▸ DATASET EXTRACT:
----------
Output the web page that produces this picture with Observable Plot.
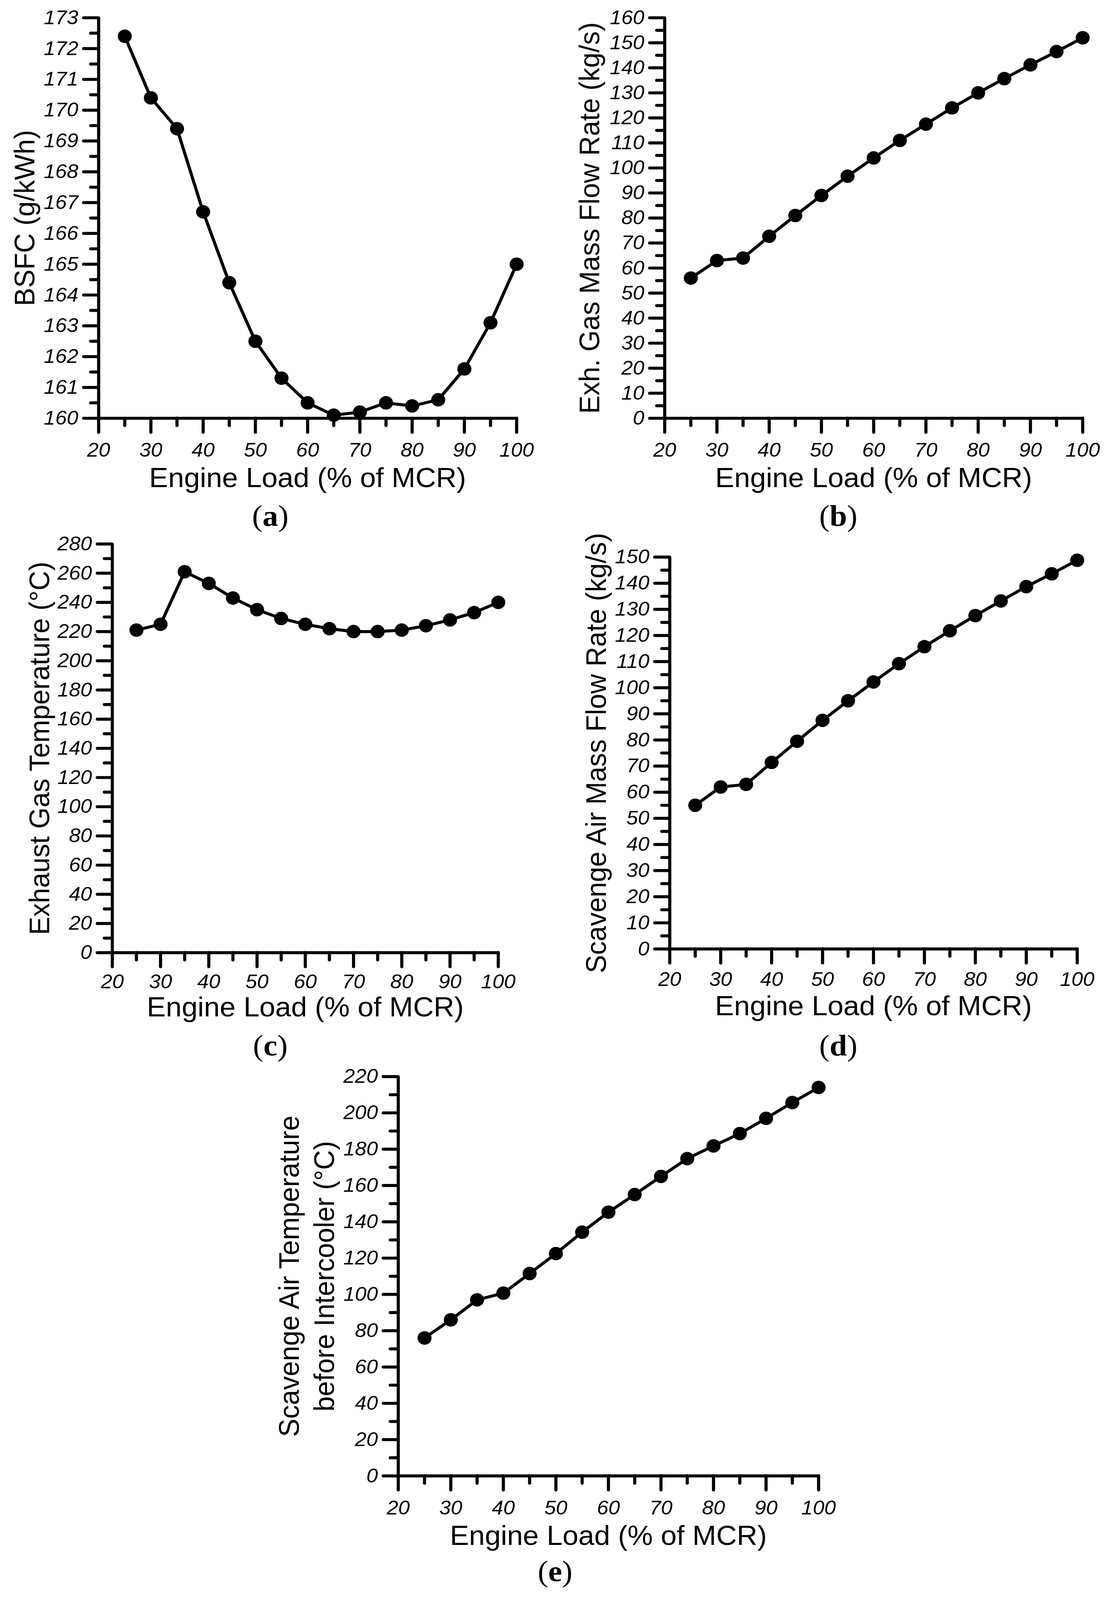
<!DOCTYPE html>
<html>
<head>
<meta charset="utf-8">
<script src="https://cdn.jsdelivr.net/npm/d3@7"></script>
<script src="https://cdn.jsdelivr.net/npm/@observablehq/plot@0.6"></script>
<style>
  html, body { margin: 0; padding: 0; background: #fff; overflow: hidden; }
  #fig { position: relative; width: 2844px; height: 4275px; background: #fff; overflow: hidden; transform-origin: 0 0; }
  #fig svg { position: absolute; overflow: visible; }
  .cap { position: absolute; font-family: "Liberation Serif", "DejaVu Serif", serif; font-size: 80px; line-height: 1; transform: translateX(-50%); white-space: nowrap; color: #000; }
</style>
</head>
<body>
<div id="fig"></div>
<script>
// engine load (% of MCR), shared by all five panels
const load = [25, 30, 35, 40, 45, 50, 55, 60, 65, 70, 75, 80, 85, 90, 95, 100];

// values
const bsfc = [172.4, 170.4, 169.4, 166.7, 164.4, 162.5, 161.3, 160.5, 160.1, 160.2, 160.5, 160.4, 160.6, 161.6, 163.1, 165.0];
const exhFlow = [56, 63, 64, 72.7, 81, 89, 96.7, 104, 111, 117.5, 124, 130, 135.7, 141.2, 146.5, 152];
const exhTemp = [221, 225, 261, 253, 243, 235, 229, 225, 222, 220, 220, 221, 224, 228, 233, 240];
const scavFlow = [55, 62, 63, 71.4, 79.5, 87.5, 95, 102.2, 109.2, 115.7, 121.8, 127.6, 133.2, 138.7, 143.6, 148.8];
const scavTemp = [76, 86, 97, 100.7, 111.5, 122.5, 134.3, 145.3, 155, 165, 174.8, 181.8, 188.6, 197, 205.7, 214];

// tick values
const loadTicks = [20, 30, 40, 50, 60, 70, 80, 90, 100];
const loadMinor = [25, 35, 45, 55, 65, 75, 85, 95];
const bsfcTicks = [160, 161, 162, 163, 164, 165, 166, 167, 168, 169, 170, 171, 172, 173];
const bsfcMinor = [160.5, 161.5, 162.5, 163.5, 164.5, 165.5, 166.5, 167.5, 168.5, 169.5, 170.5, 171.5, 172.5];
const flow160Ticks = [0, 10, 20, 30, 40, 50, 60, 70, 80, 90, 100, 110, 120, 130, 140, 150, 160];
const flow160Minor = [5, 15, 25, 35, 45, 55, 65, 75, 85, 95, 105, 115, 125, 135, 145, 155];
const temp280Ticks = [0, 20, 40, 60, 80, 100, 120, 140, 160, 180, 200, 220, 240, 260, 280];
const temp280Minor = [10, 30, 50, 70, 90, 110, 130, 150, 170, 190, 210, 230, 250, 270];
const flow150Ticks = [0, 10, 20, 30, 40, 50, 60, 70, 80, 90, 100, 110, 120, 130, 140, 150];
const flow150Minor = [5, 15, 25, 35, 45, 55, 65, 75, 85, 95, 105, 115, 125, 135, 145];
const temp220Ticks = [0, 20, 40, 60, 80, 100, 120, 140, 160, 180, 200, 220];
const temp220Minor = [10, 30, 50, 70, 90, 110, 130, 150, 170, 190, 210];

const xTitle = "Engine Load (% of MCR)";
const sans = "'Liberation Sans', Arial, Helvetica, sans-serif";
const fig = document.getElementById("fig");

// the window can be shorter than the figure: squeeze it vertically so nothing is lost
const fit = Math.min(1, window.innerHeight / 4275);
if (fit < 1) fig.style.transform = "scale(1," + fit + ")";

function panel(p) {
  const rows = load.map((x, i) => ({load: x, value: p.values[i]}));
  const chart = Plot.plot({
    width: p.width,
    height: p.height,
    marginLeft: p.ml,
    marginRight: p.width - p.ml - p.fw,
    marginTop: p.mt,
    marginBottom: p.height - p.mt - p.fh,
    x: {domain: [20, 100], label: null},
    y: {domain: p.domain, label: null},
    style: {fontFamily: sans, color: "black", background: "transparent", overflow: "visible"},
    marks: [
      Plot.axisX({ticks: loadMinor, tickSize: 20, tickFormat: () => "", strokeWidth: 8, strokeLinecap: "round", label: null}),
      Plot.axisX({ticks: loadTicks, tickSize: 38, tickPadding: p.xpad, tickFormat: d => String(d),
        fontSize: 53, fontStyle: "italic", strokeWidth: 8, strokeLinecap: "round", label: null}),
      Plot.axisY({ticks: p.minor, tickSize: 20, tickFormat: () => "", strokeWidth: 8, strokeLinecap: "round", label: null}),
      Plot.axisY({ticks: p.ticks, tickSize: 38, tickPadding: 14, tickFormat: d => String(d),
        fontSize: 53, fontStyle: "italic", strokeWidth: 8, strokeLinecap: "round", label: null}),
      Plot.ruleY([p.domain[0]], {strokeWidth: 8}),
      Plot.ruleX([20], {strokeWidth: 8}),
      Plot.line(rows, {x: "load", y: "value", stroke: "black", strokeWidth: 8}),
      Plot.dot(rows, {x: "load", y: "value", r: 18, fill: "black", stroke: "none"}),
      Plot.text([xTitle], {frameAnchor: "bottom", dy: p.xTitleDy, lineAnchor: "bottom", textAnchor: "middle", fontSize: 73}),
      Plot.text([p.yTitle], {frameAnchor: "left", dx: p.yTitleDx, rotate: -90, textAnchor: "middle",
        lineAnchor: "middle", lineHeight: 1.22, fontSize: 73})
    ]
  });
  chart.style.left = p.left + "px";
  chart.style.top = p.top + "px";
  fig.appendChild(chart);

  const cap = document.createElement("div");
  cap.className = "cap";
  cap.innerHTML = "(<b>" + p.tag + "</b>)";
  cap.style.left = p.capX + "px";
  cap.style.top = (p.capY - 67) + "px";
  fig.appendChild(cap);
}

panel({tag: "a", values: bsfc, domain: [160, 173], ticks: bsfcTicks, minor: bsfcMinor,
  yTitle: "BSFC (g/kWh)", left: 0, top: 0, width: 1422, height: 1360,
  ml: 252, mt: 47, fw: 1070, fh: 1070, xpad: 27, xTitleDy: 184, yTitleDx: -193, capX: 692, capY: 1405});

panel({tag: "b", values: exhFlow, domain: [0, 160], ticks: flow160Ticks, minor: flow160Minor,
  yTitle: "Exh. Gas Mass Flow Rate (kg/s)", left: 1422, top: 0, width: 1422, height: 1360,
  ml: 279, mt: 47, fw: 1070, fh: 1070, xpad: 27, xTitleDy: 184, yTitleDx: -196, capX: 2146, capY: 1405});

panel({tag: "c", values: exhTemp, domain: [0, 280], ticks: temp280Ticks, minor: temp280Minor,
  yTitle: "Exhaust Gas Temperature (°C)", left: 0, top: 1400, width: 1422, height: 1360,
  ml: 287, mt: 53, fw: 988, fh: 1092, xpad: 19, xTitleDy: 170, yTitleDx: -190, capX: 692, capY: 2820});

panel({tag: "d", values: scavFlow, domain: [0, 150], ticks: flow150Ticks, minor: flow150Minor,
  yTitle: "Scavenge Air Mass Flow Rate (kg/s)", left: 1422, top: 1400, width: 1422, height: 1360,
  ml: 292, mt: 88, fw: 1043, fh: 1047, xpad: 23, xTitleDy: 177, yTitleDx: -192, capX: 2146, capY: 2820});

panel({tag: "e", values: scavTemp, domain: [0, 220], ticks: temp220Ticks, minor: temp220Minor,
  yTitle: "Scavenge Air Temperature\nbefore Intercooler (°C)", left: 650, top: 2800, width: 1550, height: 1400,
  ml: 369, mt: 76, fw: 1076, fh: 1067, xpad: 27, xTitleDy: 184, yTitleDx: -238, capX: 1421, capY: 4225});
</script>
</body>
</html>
----------
▸ GOAL: Repeat the lines above, starting at the first and stopping after the line that holds "90, 95, 100];", with the pictures left out.

▸ WORKED ANSWER:
Output the web page that produces this picture with Observable Plot.
<!DOCTYPE html>
<html>
<head>
<meta charset="utf-8">
<script src="https://cdn.jsdelivr.net/npm/d3@7"></script>
<script src="https://cdn.jsdelivr.net/npm/@observablehq/plot@0.6"></script>
<style>
  html, body { margin: 0; padding: 0; background: #fff; overflow: hidden; }
  #fig { position: relative; width: 2844px; height: 4275px; background: #fff; overflow: hidden; transform-origin: 0 0; }
  #fig svg { position: absolute; overflow: visible; }
  .cap { position: absolute; font-family: "Liberation Serif", "DejaVu Serif", serif; font-size: 80px; line-height: 1; transform: translateX(-50%); white-space: nowrap; color: #000; }
</style>
</head>
<body>
<div id="fig"></div>
<script>
// engine load (% of MCR), shared by all five panels
const load = [25, 30, 35, 40, 45, 50, 55, 60, 65, 70, 75, 80, 85, 90, 95, 100];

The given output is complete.